Ministry of Controversy, Science Says

Annoying step back or welcome relief?

novam
Unlike scrapbooking, genealogy, homebrewing, model trains, or cosplay, gardening brings with it an inseparable relationship to time and season. During the late fall and early spring—whenever those may fall for you—we are most at the mercy of that relationship. And for some gardeners, the interventions of the twice-yearly time changes are irksome and unnecessary complications.

As a zone 6ish resident, I’m not exactly longing to garden later in the day in November, but as a commuter I can appreciate both DST and ST. There is something eerily satisfying about driving to work at 7 when the moon is still out (DST). And I enjoy seeing the lurid Buffalo sunset at 5 p.m. on my way home (ST). Sunrise is never as pretty. Finally, when all’s said and done, I do like that extra hour on a fall weekend.

But others have stronger opinions. One of our guest Ranters, James Roush, was rather vehement in a 2010 post on his blog about this:

Please, I beg of the vast uncaring federal bureaucracy, either send us to DST year-round or at least leave us alone on Standard Time so we can adjust once and for all. I am a simple native farmboy, raised to open my eyes with the sunrise and close them at sunset, and I have never adapted well to sudden changes in my wake-sleep schedule.  My failure to roll with the clock is arguably worse than for others because I was raised and spent my first 20 years in one of the small areas of the continental United States (Indiana) that never changed time until the bureaucrats messed with our biorhythms further in 2006.

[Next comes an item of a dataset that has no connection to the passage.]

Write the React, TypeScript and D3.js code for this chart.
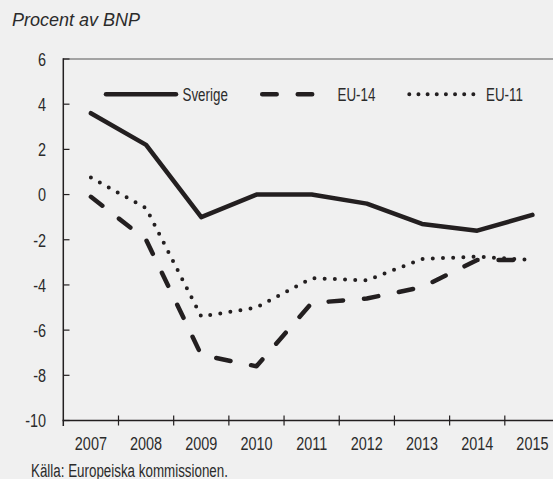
import React from "react";
import * as d3 from "d3";

const years = ["2007", "2008", "2009", "2010", "2011", "2012", "2013", "2014", "2015"];
const sverige = [3.6, 2.2, -1.0, 0.0, 0.0, -0.4, -1.3, -1.6, -0.9];
const eu14 = [-0.1, -2.0, -7.1, -7.6, -4.8, -4.6, -4.1, -2.9, -2.9];
const eu11 = [0.75, -0.6, -5.4, -5.0, -3.7, -3.8, -2.85, -2.75, -2.9];
const yTicks = [6, 4, 2, 0, -2, -4, -6, -8, -10];

const W = 553;
const H = 479;
const INK = "#231f20";
const TXT = "#2b2b2b";
const BG = "#f0f0f0";
const SANS = "'Liberation Sans', Arial, sans-serif";
const SX = 0.76;

function NText(props: {
  x: number;
  y: number;
  size: number;
  anchor?: "start" | "middle" | "end";
  dy?: string;
  children: React.ReactNode;
}) {
  return (
    <g transform={`translate(${props.x},${props.y}) scale(${SX},1)`}>
      <text
        x={0}
        y={0}
        dy={props.dy}
        textAnchor={props.anchor || "start"}
        fontFamily={SANS}
        fontSize={props.size}
        fill={TXT}
      >
        {props.children}
      </text>
    </g>
  );
}

export default function App() {
  const x = d3.scaleBand<string>().domain(years).range([63.3, 560]).padding(0);
  const y = d3.scaleLinear().domain([-10, 6]).range([420.5, 59]);
  const cx = (d: string) => (x(d) as number) + x.bandwidth() / 2;
  const line = d3
    .line<number>()
    .x((_, i) => cx(years[i]))
    .y((v) => y(v));

  const series = [
    { name: "Sverige", values: sverige, dash: "none", width: 4.5, legendDash: "none" },
    { name: "EU-14", values: eu14, dash: "14.5 21", width: 4.5, legendDash: "14.5 21" },
    { name: "EU-11", values: eu11, dash: "0 10.2", width: 4, legendDash: "0 9.15" },
  ];

  const legend = [
    { x1: 106, x2: 176, tx: 182.5 },
    { x1: 262.2, x2: 313, tx: 337.5 },
    { x1: 409.3, x2: 474, tx: 486 },
  ];

  return (
    <svg
      width={W}
      height={H}
      style={{ position: "absolute", left: 0, top: 0, background: BG }}
    >
      <rect x={0} y={0} width={W} height={H} fill={BG} />
      <text x={12} y={26} fontFamily={SANS} fontStyle="italic" fontSize={18} fill={TXT}>
        Procent av BNP
      </text>

      {/* top frame line */}
      <line x1={63.3} x2={W} y1={y(6)} y2={y(6)} stroke="#8a8a8a" strokeWidth={1.5} />

      {/* y axis */}
      <line x1={63.3} x2={63.3} y1={y(6) - 0.7} y2={426} stroke={INK} strokeWidth={1.5} />
      {yTicks.map((t) => (
        <g key={t}>
          <line x1={63.3} x2={69.5} y1={y(t)} y2={y(t)} stroke={INK} strokeWidth={1.2} />
          <NText x={46} y={y(t)} dy="0.36em" anchor="end" size={19}>
            {t}
          </NText>
        </g>
      ))}

      {/* x axis */}
      <line x1={62.5} x2={W} y1={y(-10)} y2={y(-10)} stroke={INK} strokeWidth={1.5} />
      {years.slice(1).map((yr) => (
        <line
          key={yr}
          x1={x(yr) as number}
          x2={x(yr) as number}
          y1={y(-10) - 5}
          y2={y(-10) + 5}
          stroke={INK}
          strokeWidth={1.2}
        />
      ))}
      {years.map((yr) => (
        <NText key={yr} x={cx(yr)} y={450} anchor="middle" size={19}>
          {yr}
        </NText>
      ))}

      {/* series */}
      {series.map((s) => (
        <path
          key={s.name}
          d={line(s.values) as string}
          fill="none"
          stroke={INK}
          strokeWidth={s.width}
          strokeDasharray={s.dash}
          strokeLinecap="round"
          strokeLinejoin="round"
        />
      ))}

      {/* legend */}
      {series.map((s, i) => (
        <g key={s.name}>
          <line
            x1={legend[i].x1}
            x2={legend[i].x2}
            y1={94.3}
            y2={94.3}
            stroke={INK}
            strokeWidth={s.width}
            strokeDasharray={s.legendDash}
            strokeLinecap="round"
          />
          <NText x={legend[i].tx} y={94.3} dy="0.36em" size={17.6}>
            {s.name}
          </NText>
        </g>
      ))}

      <NText x={31} y={476.5} size={17.6}>
        Källa: Europeiska kommissionen.
      </NText>
    </svg>
  );
}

I can’t say I share the Professor’s frustration. Fact is, I really only have time to garden on weekends, regardless of time and weather. I rely on my husband to keep up with the watering, and, if I’m really in trouble, I take half a day. Sadly, I’ve had to watch too many perfect gardening days from the windows of a corporate office park.

The time changes disrupt things a bit, creating some welcome twice-yearly excitement.

But there is always anti-or-pro DST activism; according to this, someone thinks that Florida should opt out of the whole thing. And—just in—I heard on NPR as I was making my (now)daylight commute that robberies increase during standard time thanks to the increased darkness toward the end of the day. So keep your porchlights on.

Posted by on November 4, 2013 at 8:02 am, in the category Ministry of Controversy, Science Says.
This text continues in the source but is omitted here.